Charts and diagrams as code
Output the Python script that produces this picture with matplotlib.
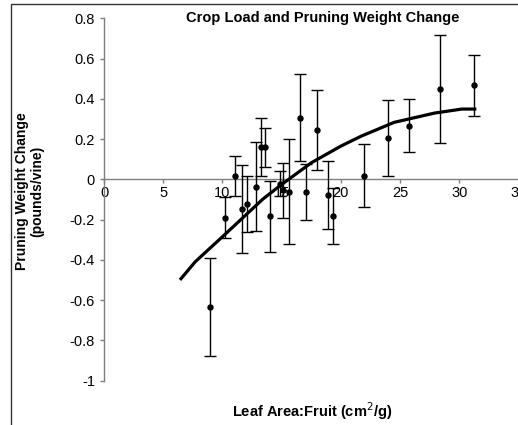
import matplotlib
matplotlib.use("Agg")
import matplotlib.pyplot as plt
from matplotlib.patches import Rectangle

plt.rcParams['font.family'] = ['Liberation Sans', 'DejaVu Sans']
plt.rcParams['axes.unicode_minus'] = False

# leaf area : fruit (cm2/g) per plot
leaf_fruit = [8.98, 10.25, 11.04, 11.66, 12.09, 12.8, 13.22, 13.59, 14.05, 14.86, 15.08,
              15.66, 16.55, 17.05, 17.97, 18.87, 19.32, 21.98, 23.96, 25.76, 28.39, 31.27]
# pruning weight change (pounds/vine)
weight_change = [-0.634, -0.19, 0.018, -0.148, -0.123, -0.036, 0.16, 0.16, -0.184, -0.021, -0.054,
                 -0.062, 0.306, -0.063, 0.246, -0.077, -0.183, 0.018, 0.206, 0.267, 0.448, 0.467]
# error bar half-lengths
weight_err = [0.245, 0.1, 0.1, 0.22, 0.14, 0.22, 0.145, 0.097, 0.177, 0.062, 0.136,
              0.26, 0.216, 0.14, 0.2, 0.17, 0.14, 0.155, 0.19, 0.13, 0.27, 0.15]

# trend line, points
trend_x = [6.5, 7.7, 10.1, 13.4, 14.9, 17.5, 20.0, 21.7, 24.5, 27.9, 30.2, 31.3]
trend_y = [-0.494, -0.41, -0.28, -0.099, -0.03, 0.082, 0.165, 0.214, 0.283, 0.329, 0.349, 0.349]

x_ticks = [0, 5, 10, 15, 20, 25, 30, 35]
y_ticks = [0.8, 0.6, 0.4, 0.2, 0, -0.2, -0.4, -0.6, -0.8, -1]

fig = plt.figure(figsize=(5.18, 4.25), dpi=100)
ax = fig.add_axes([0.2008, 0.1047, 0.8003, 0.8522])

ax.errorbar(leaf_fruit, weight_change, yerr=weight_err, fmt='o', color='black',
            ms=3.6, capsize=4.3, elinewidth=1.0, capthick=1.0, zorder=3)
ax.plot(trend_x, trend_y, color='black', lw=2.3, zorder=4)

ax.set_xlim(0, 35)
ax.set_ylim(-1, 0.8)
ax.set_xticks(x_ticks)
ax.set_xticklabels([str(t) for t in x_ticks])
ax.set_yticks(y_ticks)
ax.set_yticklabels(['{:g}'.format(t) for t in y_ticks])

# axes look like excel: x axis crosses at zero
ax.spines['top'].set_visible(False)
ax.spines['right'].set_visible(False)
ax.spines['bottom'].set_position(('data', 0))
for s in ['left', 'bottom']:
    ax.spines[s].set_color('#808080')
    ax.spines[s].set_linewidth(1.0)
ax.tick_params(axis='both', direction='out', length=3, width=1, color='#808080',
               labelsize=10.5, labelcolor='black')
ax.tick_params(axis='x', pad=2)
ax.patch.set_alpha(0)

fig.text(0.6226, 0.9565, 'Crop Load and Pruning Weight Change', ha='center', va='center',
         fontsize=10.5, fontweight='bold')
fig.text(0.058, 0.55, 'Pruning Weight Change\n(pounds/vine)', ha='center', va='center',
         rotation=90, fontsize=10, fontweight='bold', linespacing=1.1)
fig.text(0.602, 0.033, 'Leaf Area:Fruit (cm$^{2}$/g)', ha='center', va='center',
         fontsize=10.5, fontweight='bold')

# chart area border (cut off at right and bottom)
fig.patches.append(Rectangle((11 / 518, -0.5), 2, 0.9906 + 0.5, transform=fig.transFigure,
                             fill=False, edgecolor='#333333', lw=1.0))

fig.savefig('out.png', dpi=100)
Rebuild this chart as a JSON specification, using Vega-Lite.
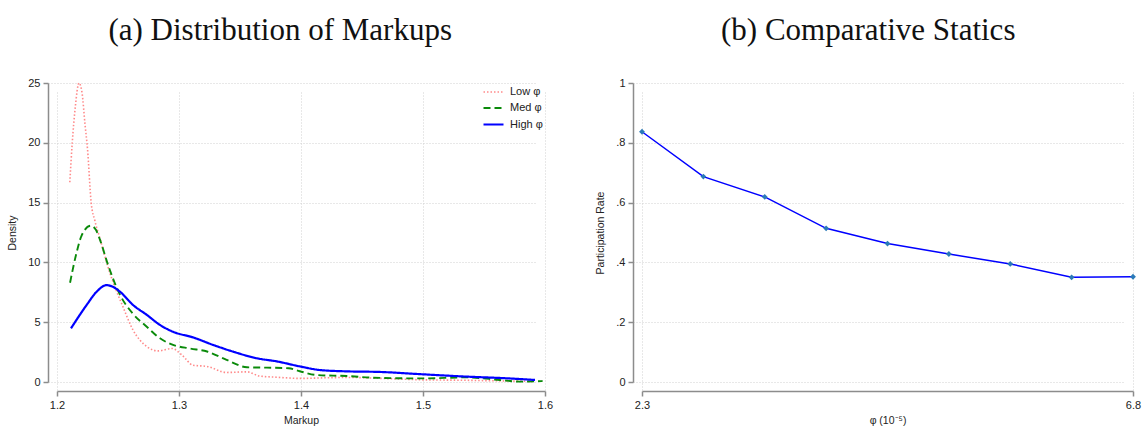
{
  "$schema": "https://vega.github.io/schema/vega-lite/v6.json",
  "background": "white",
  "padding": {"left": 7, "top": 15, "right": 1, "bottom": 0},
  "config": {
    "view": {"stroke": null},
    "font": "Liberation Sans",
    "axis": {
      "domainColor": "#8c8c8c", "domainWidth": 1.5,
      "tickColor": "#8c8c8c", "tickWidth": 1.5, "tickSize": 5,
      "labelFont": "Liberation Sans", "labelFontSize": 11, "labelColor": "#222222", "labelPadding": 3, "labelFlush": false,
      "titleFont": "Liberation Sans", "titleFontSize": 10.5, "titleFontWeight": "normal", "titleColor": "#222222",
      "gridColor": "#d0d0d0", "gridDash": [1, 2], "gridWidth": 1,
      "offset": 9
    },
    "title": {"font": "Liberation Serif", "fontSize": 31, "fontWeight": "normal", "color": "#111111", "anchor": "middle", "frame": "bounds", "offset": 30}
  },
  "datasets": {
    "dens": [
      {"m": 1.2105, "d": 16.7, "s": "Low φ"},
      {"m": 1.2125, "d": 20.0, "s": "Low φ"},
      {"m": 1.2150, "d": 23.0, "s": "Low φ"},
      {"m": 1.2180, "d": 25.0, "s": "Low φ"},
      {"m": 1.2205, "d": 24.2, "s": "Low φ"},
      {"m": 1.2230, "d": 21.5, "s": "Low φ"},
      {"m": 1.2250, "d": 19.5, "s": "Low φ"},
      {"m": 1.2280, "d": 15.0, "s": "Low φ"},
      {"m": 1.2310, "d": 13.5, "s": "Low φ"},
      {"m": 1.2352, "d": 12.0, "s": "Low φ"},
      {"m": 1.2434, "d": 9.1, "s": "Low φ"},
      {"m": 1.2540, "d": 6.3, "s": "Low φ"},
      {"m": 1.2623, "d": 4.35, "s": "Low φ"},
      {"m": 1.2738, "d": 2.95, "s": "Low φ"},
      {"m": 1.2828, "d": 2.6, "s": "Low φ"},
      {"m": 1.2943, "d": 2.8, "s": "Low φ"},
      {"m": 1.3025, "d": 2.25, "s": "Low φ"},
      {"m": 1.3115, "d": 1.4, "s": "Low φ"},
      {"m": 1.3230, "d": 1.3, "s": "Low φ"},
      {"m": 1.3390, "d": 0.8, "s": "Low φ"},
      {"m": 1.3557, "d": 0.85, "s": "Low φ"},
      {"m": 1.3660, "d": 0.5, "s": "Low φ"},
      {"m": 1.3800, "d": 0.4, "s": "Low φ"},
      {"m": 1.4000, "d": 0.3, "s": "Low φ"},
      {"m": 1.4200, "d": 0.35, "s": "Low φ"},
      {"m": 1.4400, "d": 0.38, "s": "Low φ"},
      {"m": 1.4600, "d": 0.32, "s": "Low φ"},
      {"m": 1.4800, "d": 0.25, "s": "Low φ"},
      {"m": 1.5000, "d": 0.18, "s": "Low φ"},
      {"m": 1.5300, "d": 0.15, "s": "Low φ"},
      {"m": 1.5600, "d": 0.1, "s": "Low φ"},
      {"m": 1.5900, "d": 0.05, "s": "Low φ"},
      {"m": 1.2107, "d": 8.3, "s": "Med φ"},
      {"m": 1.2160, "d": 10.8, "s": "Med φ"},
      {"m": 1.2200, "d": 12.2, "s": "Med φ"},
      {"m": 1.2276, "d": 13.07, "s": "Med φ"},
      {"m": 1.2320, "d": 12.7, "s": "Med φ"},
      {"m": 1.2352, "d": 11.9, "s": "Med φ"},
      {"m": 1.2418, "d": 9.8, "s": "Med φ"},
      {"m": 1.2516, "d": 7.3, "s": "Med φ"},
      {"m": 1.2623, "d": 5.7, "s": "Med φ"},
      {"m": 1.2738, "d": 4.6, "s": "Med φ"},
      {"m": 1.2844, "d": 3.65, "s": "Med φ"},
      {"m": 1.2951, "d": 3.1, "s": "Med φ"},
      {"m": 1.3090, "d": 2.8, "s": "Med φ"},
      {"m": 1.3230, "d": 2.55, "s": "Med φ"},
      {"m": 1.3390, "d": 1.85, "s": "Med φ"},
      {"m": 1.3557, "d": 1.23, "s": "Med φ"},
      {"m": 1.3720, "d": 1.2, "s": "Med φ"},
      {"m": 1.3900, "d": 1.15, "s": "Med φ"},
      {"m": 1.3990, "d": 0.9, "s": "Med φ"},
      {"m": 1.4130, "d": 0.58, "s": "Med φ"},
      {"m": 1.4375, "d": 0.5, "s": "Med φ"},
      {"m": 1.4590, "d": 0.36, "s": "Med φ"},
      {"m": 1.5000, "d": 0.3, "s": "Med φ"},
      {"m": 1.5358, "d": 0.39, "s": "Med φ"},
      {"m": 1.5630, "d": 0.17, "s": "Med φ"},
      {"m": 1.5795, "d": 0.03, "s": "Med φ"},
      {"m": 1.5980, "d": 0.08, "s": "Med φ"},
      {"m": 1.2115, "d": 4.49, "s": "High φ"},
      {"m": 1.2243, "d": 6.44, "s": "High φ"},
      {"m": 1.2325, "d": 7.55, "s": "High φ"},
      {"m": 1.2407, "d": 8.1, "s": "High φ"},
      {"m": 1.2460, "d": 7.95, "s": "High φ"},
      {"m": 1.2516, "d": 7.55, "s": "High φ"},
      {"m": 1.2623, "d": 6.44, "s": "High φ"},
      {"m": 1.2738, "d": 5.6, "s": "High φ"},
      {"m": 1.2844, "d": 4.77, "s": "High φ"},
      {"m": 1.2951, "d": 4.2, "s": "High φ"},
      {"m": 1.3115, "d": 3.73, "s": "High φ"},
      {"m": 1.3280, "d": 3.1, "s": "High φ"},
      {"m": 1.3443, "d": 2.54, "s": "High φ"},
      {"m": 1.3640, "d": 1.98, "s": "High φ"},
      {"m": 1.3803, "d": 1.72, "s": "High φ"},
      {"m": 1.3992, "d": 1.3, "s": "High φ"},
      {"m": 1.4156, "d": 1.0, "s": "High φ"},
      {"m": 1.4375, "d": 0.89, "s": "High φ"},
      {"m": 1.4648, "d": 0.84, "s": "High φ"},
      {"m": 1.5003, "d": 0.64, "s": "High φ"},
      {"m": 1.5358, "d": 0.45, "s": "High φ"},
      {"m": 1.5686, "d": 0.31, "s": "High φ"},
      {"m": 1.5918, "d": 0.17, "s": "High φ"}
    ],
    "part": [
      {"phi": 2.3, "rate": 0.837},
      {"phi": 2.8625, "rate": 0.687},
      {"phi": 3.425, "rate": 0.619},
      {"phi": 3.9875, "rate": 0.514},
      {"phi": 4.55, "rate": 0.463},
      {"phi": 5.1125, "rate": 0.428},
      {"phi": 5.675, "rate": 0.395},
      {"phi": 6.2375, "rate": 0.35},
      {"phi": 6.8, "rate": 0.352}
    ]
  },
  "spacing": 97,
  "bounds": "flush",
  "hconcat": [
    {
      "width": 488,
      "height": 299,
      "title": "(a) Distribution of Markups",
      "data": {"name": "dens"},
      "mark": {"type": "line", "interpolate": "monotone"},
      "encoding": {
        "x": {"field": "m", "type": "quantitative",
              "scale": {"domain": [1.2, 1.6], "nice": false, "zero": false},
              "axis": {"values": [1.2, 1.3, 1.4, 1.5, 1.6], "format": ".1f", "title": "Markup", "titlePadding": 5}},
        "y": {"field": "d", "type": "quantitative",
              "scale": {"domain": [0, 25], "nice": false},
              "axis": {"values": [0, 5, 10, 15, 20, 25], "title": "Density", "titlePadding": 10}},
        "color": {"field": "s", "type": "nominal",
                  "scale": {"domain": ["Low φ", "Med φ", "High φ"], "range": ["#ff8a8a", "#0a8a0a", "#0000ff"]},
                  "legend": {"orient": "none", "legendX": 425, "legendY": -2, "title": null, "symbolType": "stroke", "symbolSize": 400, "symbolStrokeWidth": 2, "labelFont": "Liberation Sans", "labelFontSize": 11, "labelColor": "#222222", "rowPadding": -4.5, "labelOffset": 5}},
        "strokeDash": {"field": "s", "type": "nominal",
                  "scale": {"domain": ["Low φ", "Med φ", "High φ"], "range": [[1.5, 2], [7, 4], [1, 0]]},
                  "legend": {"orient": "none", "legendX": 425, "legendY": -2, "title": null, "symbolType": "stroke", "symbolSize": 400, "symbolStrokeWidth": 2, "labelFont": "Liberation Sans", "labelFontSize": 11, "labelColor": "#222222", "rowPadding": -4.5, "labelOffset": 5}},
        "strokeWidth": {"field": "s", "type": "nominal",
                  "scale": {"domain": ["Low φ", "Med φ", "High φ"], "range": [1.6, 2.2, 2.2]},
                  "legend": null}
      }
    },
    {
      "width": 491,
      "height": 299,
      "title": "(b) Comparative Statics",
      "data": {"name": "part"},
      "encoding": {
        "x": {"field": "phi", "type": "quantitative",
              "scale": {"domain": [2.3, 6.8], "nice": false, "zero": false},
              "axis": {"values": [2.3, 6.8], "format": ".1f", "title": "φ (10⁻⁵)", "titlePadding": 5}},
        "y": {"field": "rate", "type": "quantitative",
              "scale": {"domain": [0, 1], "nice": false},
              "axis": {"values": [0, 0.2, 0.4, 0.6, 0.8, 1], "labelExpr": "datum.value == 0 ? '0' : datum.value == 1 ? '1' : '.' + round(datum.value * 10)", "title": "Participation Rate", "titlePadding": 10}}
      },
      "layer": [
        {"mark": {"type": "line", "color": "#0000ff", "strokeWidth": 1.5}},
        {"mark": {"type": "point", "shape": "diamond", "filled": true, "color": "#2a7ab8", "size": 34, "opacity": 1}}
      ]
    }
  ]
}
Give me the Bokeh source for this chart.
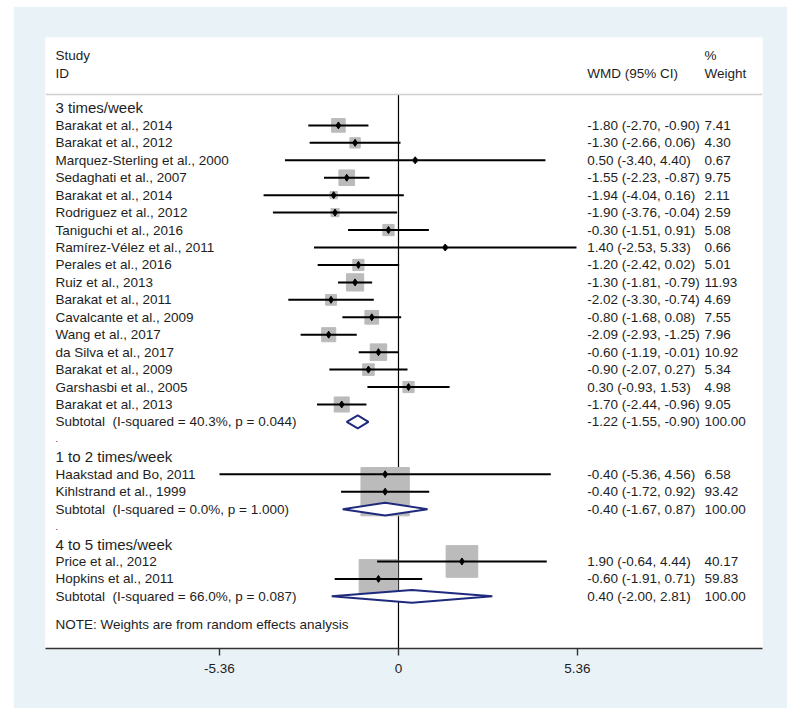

▸ Exercise brief: Pictures stay out. Repeat only the lines from the beginning of the data through the line that has "plt.rcParams['axes.unicode_minus'] = False".

▸ Solution to the exercise:
Output the Python script that produces this picture with matplotlib.
import matplotlib
matplotlib.use("Agg")
import matplotlib.pyplot as plt
from matplotlib.patches import Rectangle

plt.rcParams['font.family'] = ['Liberation Sans', 'DejaVu Sans']
plt.rcParams['axes.unicode_minus'] = False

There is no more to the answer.